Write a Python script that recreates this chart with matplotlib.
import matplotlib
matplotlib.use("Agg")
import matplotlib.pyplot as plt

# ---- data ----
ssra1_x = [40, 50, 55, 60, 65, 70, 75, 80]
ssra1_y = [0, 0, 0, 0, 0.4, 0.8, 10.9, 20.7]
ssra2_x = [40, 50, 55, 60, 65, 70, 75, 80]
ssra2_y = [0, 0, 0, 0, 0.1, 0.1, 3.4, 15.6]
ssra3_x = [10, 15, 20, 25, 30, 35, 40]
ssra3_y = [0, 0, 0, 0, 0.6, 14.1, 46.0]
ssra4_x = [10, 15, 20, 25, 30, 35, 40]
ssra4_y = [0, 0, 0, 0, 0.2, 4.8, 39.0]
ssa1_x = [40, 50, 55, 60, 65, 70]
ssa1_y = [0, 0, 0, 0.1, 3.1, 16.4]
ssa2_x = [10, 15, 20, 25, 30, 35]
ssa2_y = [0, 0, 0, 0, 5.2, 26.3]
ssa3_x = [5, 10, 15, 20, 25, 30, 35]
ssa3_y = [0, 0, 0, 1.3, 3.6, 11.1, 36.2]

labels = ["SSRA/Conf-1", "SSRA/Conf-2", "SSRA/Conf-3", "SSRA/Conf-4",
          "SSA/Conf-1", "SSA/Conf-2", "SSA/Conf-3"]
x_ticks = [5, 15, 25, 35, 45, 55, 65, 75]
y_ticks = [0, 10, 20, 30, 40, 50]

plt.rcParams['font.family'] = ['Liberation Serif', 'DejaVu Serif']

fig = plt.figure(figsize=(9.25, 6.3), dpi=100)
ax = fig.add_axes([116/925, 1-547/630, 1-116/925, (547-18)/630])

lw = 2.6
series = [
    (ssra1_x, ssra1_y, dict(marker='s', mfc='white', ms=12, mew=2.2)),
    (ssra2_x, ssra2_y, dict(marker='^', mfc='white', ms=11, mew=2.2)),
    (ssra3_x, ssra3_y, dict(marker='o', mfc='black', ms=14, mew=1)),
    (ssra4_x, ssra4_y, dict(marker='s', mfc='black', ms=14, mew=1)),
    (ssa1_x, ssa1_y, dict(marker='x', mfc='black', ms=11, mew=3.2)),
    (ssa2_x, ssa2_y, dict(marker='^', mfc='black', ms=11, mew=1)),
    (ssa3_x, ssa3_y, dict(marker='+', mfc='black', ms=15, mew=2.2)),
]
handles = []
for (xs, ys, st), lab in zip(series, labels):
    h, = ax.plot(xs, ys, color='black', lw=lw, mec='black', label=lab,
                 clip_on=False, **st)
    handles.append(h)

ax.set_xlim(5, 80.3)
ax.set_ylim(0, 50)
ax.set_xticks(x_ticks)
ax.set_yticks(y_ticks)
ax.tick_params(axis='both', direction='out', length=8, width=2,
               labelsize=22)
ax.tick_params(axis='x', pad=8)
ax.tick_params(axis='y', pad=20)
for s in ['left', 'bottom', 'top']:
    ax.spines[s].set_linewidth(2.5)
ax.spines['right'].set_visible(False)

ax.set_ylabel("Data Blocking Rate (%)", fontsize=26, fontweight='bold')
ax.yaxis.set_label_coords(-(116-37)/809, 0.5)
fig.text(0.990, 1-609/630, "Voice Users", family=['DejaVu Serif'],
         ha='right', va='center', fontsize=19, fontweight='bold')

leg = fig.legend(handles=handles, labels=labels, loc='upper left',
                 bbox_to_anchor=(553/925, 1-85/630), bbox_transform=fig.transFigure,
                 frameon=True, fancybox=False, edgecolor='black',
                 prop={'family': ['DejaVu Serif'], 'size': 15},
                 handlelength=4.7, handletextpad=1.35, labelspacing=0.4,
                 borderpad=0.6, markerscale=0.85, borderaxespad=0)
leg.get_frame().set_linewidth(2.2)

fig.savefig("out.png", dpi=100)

▬▬▬▬▬▬▬▬▬▬

▶ _WHAT THE TASK REQUIRES_
In the lines above, find each one with "matplotlib" and list it.

▶ _ANSWER TO THIS TASK_
Write a Python script that recreates this chart with matplotlib.
import matplotlib
matplotlib.use("Agg")
import matplotlib.pyplot as plt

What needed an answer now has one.